The first two lines are nothing new. We just create a bottle application and install this plugin to it. The next block is more interesting. Similar to how bottle binds handler functions to URL paths, the injector binds providers to injection points. In this case, we bind the provider 'get_db_handle' to the injection point named 'db'. Whenever a function is called through our injector and has an argument with the same name, it recieves a fresh database connection from our provider. You can see that in the next few lines. Because all handler callbacks are managed by our injector plugin, you just need to accept a 'db' argument and it is automatically injected for us by the plugin. If you define a route that does not accept a 'db' argument, then nothing happens. No database connection is ever created for that route.

That little example shows the benefits of dependency injection very well:

  • You can unit-test the 'random_quote()' function directly by passing it a fake- or test-database object. No need to set-up the whole application just for testing.
  • No global variables or global state used. The function can be used again in a different context without hassle.
  • You don't have to import get_db_handle into every module that defines bottle application routes.
  • You can change the implementation of 'get_db_handle' and it affects every route of your application. No need to search/replace your codebase.
  • Less typing. Be lazy where it counts.

Usage without bottle

This library does not depend on bottle and can be used without it:

from bottle_inject import Injector
injector = Injector()

@injector.provider('db')
def get_db_handle():
    return database_connection_pool.get_connection()

@injector.wrap
def random_quote(db):
    with db.cursor() as cursor:
        row = cursor.execute('SELECT quote FROM quotes ORDER BY RANDOM() LIMIT 1').fetchone()
    return row['quote']

Advanced usage

Dependencies, Providers and Resolvers

The dependency is re-used for every injection and treated as a singleton.

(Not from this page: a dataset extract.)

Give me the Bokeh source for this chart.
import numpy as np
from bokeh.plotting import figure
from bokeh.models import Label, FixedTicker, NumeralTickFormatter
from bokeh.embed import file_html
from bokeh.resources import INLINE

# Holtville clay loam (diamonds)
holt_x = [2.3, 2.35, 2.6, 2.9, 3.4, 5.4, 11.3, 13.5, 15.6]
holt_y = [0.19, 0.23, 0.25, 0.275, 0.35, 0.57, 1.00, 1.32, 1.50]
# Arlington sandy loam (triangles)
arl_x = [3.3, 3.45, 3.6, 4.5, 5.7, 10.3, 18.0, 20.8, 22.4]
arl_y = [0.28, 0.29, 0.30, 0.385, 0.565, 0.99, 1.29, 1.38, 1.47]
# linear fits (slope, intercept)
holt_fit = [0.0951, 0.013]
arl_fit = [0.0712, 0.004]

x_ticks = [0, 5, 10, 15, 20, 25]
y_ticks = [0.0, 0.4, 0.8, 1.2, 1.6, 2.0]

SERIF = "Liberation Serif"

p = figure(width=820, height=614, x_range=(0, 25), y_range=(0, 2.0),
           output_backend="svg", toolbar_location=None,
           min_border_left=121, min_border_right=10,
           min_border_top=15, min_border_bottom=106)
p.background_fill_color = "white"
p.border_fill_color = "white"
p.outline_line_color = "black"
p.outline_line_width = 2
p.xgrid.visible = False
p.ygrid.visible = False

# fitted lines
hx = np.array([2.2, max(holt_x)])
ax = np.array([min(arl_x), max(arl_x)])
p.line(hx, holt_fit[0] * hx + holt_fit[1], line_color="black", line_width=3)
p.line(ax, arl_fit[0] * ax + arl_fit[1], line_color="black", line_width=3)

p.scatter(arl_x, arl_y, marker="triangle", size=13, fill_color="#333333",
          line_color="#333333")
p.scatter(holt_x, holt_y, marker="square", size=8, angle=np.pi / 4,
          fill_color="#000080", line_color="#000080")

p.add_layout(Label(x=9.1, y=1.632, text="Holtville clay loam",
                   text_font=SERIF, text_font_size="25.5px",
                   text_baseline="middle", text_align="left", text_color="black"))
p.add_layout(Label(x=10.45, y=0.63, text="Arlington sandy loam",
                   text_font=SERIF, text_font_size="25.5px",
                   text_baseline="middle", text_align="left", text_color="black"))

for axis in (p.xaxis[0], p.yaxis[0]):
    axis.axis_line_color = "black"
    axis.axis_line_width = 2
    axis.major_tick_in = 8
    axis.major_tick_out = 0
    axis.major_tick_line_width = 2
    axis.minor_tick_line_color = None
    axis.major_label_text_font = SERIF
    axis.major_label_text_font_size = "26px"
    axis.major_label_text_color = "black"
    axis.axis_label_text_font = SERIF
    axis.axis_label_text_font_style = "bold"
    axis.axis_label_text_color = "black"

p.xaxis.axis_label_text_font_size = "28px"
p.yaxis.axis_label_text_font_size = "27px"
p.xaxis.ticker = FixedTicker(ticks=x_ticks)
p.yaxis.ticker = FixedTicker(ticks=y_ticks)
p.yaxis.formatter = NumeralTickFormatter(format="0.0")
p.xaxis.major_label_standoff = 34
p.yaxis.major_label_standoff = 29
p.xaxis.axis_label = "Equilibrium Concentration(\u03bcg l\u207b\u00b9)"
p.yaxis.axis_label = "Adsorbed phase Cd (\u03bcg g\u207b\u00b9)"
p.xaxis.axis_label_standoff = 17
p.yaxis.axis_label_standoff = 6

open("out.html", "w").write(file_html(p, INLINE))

A provider returns the requested dependency when called. The provider is called with no arguments every time the dependency is needed.

A resolver returns a cache-able provider and may accept injection-point specific configuration. The resolver is usually called only once per injection point and the return value is cached. It must return a (callable) provider.

Injection Points

TODO: Describe the inject() function and how it is used.

def my_func(
    db                 # Positional arguments are always recognized as injection points with the same name.
    a = 'value'        # Keyword arguments with default values are not recognized.
    b = inject('db')   # Here we explicitly define an injection point. The name of the argument is no longer
                       #  important.
    c: inject('db')    # In Python 3 you can use the annotation syntax. (recommended)
):
    pass
# Python 2
def func(name = inject('param', key='value'),
         file = inject('file', field='upload')):
    pass

# Python 3
def func(name: inject('param', key='name'),
         file: inject('file', field='upload')):
    pass

TODO: Describe the difference between implicit (non-annotated) and explicit (annotated with inject()) injection points. In short: If a resolver is missing, explicit injection points will fail immediately while implcit injection points only fail if they are actually resolved.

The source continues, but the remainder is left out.